WHAT IS BEING ASKED.
Repeat the material below word for word and leave out all pictures.

[BEGIN SOURCE MATERIAL]

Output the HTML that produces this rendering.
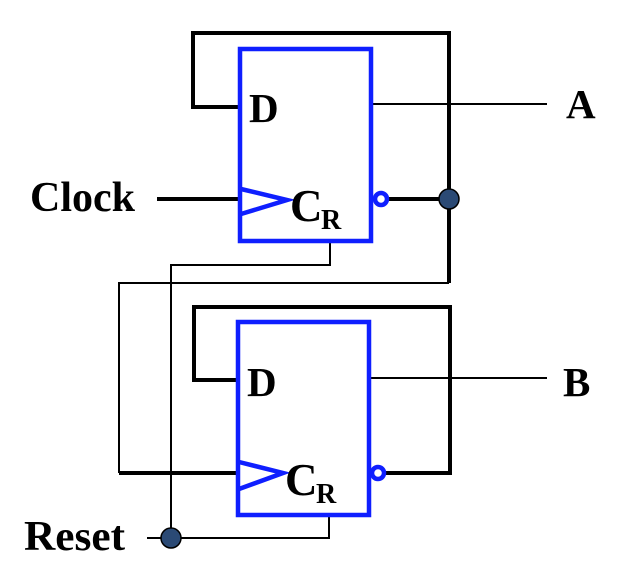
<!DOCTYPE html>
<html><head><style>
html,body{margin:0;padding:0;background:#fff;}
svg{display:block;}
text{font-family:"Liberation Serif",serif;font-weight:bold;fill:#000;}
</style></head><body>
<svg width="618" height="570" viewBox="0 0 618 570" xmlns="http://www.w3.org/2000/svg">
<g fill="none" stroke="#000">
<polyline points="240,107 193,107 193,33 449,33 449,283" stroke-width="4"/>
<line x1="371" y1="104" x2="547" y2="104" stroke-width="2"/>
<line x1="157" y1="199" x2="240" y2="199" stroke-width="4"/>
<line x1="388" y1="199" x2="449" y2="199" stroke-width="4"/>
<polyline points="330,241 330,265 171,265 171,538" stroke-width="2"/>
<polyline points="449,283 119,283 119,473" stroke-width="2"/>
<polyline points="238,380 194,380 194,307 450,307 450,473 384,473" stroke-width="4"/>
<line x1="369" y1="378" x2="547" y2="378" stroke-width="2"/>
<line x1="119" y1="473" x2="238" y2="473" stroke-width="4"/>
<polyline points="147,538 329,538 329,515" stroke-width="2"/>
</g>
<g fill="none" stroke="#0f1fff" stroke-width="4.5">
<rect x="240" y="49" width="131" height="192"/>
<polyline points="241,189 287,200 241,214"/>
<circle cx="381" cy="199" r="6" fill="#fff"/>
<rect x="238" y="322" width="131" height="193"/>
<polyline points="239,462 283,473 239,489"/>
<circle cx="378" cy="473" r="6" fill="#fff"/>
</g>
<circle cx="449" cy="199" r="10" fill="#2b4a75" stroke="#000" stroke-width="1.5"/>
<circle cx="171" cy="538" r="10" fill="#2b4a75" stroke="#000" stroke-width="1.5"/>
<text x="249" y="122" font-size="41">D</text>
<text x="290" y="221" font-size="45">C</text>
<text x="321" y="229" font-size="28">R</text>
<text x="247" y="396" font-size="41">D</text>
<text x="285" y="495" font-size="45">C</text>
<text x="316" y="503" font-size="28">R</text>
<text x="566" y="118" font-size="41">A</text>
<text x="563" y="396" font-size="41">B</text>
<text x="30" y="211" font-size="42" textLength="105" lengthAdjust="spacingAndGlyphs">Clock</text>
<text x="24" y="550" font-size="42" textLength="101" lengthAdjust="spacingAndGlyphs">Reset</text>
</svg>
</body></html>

[END SOURCE MATERIAL]

RESPONSE TO THE TASK.
Output the HTML that produces this rendering.
<!DOCTYPE html>
<html><head><style>
html,body{margin:0;padding:0;background:#fff;}
svg{display:block;}
text{font-family:"Liberation Serif",serif;font-weight:bold;fill:#000;}
</style></head><body>
<svg width="618" height="570" viewBox="0 0 618 570" xmlns="http://www.w3.org/2000/svg">
<g fill="none" stroke="#000">
<polyline points="240,107 193,107 193,33 449,33 449,283" stroke-width="4"/>
<line x1="371" y1="104" x2="547" y2="104" stroke-width="2"/>
<line x1="157" y1="199" x2="240" y2="199" stroke-width="4"/>
<line x1="388" y1="199" x2="449" y2="199" stroke-width="4"/>
<polyline points="330,241 330,265 171,265 171,538" stroke-width="2"/>
<polyline points="449,283 119,283 119,473" stroke-width="2"/>
<polyline points="238,380 194,380 194,307 450,307 450,473 384,473" stroke-width="4"/>
<line x1="369" y1="378" x2="547" y2="378" stroke-width="2"/>
<line x1="119" y1="473" x2="238" y2="473" stroke-width="4"/>
<polyline points="147,538 329,538 329,515" stroke-width="2"/>
</g>
<g fill="none" stroke="#0f1fff" stroke-width="4.5">
<rect x="240" y="49" width="131" height="192"/>
<polyline points="241,189 287,200 241,214"/>
<circle cx="381" cy="199" r="6" fill="#fff"/>
<rect x="238" y="322" width="131" height="193"/>
<polyline points="239,462 283,473 239,489"/>
<circle cx="378" cy="473" r="6" fill="#fff"/>
</g>
<circle cx="449" cy="199" r="10" fill="#2b4a75" stroke="#000" stroke-width="1.5"/>
<circle cx="171" cy="538" r="10" fill="#2b4a75" stroke="#000" stroke-width="1.5"/>
<text x="249" y="122" font-size="41">D</text>
<text x="290" y="221" font-size="45">C</text>
<text x="321" y="229" font-size="28">R</text>
<text x="247" y="396" font-size="41">D</text>
<text x="285" y="495" font-size="45">C</text>
<text x="316" y="503" font-size="28">R</text>
<text x="566" y="118" font-size="41">A</text>
<text x="563" y="396" font-size="41">B</text>
<text x="30" y="211" font-size="42" textLength="105" lengthAdjust="spacingAndGlyphs">Clock</text>
<text x="24" y="550" font-size="42" textLength="101" lengthAdjust="spacingAndGlyphs">Reset</text>
</svg>
</body></html>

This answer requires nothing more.